To verify that the DAS Operator installed successfully:

. Navigate to the *Ecosystem* -> *Installed Operators* page.
. Ensure that *Dynamic Accelerator Slicer* is listed in the `das-operator` namespace with a *Status* of *Succeeded*.

To verify that the `DASOperator` CR installed successfully:

* After you create the `DASOperator` CR, the web console brings you to the *DASOperator list view*. The *Status* field of the CR changes to *Available* when all of the components are running.
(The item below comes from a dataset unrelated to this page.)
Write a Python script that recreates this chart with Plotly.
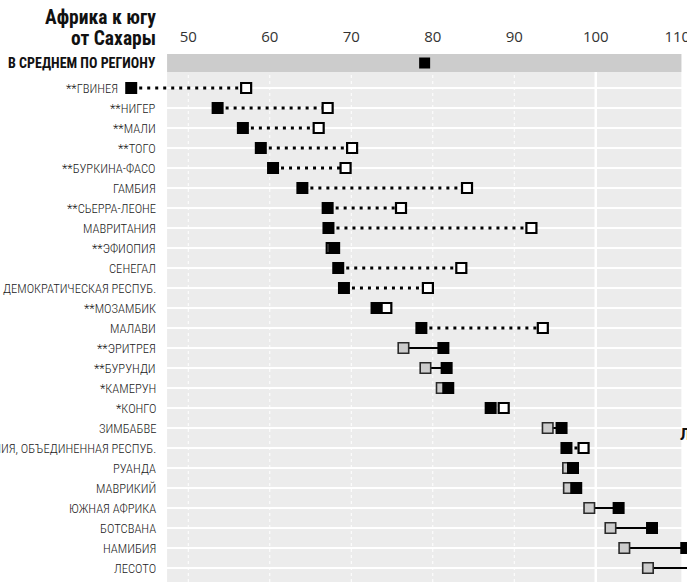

* Optional. You can verify that the `DASOperator` CR installed successfully by running the following command in the OpenShift CLI:
+
[source,terminal]
----
$ oc get dasoperator -n das-operator
----
+
.Example output
+
[source,terminal]
----
NAME     	STATUS    	AGE
cluster  	Available	3m
----

[NOTE]
====
During installation an Operator might display a *Failed* status. If the installation later succeeds with an *Succeeded* message, you can ignore the *Failed* message.
====

You can also verify the installation by checking the pods:

. Navigate to the *Workloads* -> *Pods* page and select the `das-operator` namespace.
. Verify that all DAS Operator component pods are running:
** `das-operator` pods (main operator controllers)
** `das-operator-webhook` pods (webhook servers)
** `das-scheduler` pods (scheduler plugins)
** `das-daemonset` pods (only on nodes with MIG-compatible GPUs)

[NOTE]
====
The `das-daemonset` pods will only appear on nodes that have MIG-compatible GPU hardware. If you do not see any daemonset pods, verify that your cluster has nodes with supported GPU hardware and that the NVIDIA GPU Operator is properly configured.
====

.Troubleshooting
Use the following procedure if the Operator does not appear to be installed:

. Navigate to the *Ecosystem* -> *Installed Operators* page and inspect the *Operator Subscriptions* and *Install Plans* tabs for any failure or errors under *Status*.
. Navigate to the *Workloads* -> *Pods* page and check the logs for pods in the `das-operator` namespace.